Autism and “Energy”
I used to think of myself as an energetic person. I even prided myself on the idea (possibly a fact) that I did more in a day than most three other people could do. I was always “on,” always going, always planning, always finding ways to multi-task, to do things faster (I used to calculate number of steps and time things down to the minute like my shower routine). Talking to other autistic women, I’ve begun to wonder how much of my “energy” should properly be called “stimming.”
I started knitting when I was a teenager, but stopped for a decade until I found myself falling asleep at church meetings. Knitting was something I could do to keep my hands and brain busy enough that I could pay better attention. I was strongly reminded of my younger sister’s constant drawing in elementary school, which got her into constant trouble because teachers accused her of “not paying attention,” when really it helped her to calm her anxious brain to give her hands something easy and relatively mindless to do. I sometimes have a similar problem, especially if men are in charge of meetings. With Zoom, I’m able to keep my hands out of sight of the camera, so mostly people don’t notice that the only way I can pay attention to work meetings is if I’ve got yarn in my hands and am doing a repetitious motion.
I struggle to just sit and watch television. Or to do any other activity that other people might call “relaxing.” I’ve been accused of being a workaholic or of being afraid of thoughts coming to my mind that I don’t want to think about. Maybe there is something to that, but it’s also true that I need to stim.
When I was a kid, I used to think that the worst torture in the world was what I called “being bored.” I’m not sure that is what I would call what I hated then, at least not anymore. I think that what I hated was being forced to sit in a room at attention, maintaining eye contact with a teacher, and not being allowed to do anything that I was actually interested in, not even read a book if the teacher decided that this indicated I was showing disrespect by not listening to a lesson that I’d already read from the book (because it was assigned reading) and understood. (Later I learned not to read lessons in the book because it just made class harder).

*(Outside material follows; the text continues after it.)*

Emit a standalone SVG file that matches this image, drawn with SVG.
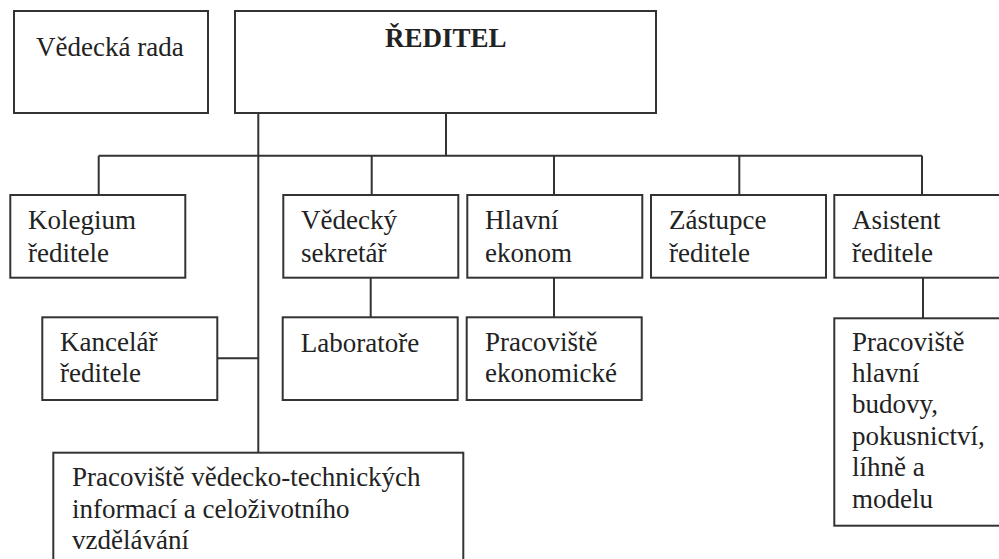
<svg xmlns="http://www.w3.org/2000/svg" width="999" height="559" viewBox="0 0 999 559">
<defs>
<rect id="box" width="175" height="82.7" fill="#fff" stroke="#333" stroke-width="2"/>
</defs>
<rect width="999" height="559" fill="#fff"/>
<g id="connectors" fill="none" stroke="#333" stroke-width="2">
<path d="M98.7 155.7H922M258.3 113V452.7M446 113V155.7M98.7 155.7V195M371.7 155.7V195M554 155.7V195M739.3 155.7V195M922 155.7V195M217.3 358.3H258.3M370.7 277.7V317.3M554 277.7V317.3M923 277.7V318.3"/>
</g>
<g font-family="Liberation Serif" font-size="27" fill="#222">
<g id="vedecka-rada"><rect x="14" y="11" width="194" height="102" fill="#fff" stroke="#333" stroke-width="2"/><text x="36" y="56">Vědecká rada</text></g>
<g id="reditel"><rect x="235" y="11" width="421" height="102" fill="#fff" stroke="#333" stroke-width="2"/><text font-weight="bold" x="385" y="47">ŘEDITEL</text></g>
<g id="kolegium"><use href="#box" x="10.3" y="195"/><text x="28" y="229.3">Kolegium</text><text x="28" y="261.7">ředitele</text></g>
<g id="vedecky-sekretar"><use href="#box" x="283.3" y="195"/><text x="301" y="229.3">Vědecký</text><text x="301" y="261.7">sekretář</text></g>
<g id="hlavni-ekonom"><use href="#box" x="467.3" y="195"/><text x="485" y="229.3">Hlavní</text><text x="485" y="261.7">ekonom</text></g>
<g id="zastupce"><use href="#box" x="651" y="195"/><text x="669" y="229.3">Zástupce</text><text x="669" y="261.7">ředitele</text></g>
<g id="asistent"><use href="#box" x="834.3" y="195"/><text x="852" y="229.3">Asistent</text><text x="852" y="261.7">ředitele</text></g>
<g id="kancelar"><use href="#box" x="42.3" y="317.3"/><text x="60" y="350.7">Kancelář</text><text x="60" y="381.7">ředitele</text></g>
<g id="laboratore"><use href="#box" x="282.7" y="317.3"/><text x="300.7" y="352.3">Laboratoře</text></g>
<g id="pracoviste-ekonomicke"><use href="#box" x="466.7" y="317.3"/><text x="485" y="350.7">Pracoviště</text><text x="485" y="381.7">ekonomické</text></g>
<g id="pracoviste-hlavni-budovy"><rect x="834.3" y="318.3" width="175" height="207.4" fill="#fff" stroke="#333" stroke-width="2"/><text x="852" y="350.7">Pracoviště</text><text x="852" y="381.7">hlavní</text><text x="852" y="413.3">budovy,</text><text x="852" y="445">pokusnictví,</text><text x="852" y="476">líhně a</text><text x="852" y="508">modelu</text></g>
<g id="pracoviste-vti"><rect x="53.3" y="452.7" width="410" height="120" fill="#fff" stroke="#333" stroke-width="2"/><text x="72" y="486">Pracoviště vědecko-technických</text><text x="72" y="518">informací a celoživotního</text><text x="72" y="549">vzdělávání</text></g>
</g>
</svg>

I suspect that my new walking habit is part of this need for body motion. Triathlon probably fits in the same category. I like training precisely because of the ways other people think it is boring. It requires the same motion over and over again for hours on end. That kind of repetition soothes me. It also does a weird thing of making me feel less anxious during the rest of the day. If I’ve spent six hours on the treadmill, I’m less “itchy,” feel less need to knit or pace or multi-task and end up being able to actually relax.